I review that history not so all us white people can sink into a state of
guilt; one can't be guilty for what was done before one was born. The point
of telling the truth about the history -- of naming this original sin of
the United States -- is to both establish some minimal level of
intellectual honesty and enrich contemporary political debate. So long as
Americans lie to themselves (or in the case of Cheney's book, lie to our
children), there is little hope that white America and the United States
government can deal honestly with the consequences of that genocide. White
Americans shouldn't feel guilty about a depraved past we did not create;
instead, we should take moral and political responsibility for the
resulting inequities and injustices that remain in a society that accords
us great privilege.
That kind of honesty would lead us to question why the list of Indian
notables on the page includes only one who fought the United States,
Tecumseh. Even then, Cheney mentions only his attempts to create a
confederation of Indian nations, deliberately excising the fact that
Tecumseh's goal was to expel the white settlers.

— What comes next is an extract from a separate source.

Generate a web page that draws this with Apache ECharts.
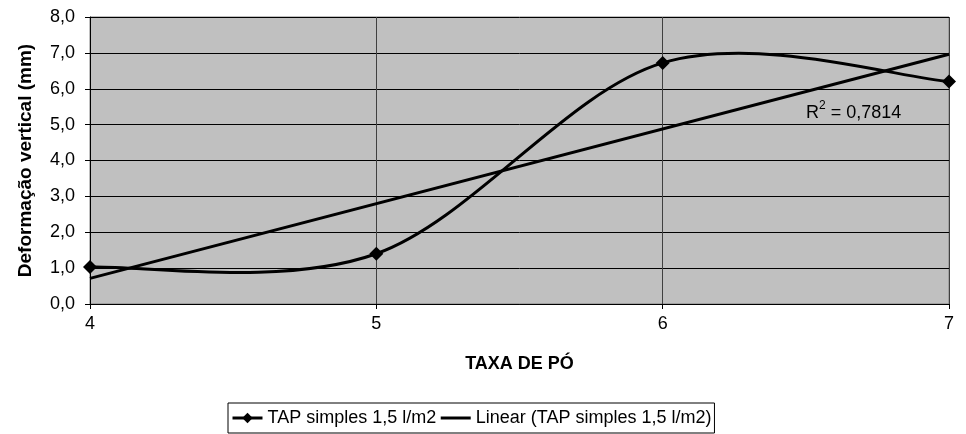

Don't bother looking on
the N page for a mention of Crazy Horse or any other Indian who resisted
the genocide. Apparently, they aren't part of Cheney's Native Americans.
(To be fair, Sitting Bull appears on another page, though with no mention
of his historical importance).
This rendering of the Native American is particularly ironic coming from
Cheney, who wrote another book called Telling the Truth: Why Our Culture
and Our Country Have Stopped Making Sense--And What We Can Do About It.
Apparently the truth should be told, except when it interferes with the
task of cultivating patriotism in children.
In Cheney's patriotic primer, H is for heroes and I is for ideals. In my
assessment of her primer, H is for hypocrisy and I is for ideologue. Our
children, deserve better.
Robert Jensen is an associate professor of journalism at the University
of Texas at Austin and author of the book Writing Dissent: Taking Radical
Ideas from the Margins to the Mainstream. He can be reached at rjensen@uts.cc.utexas.edu.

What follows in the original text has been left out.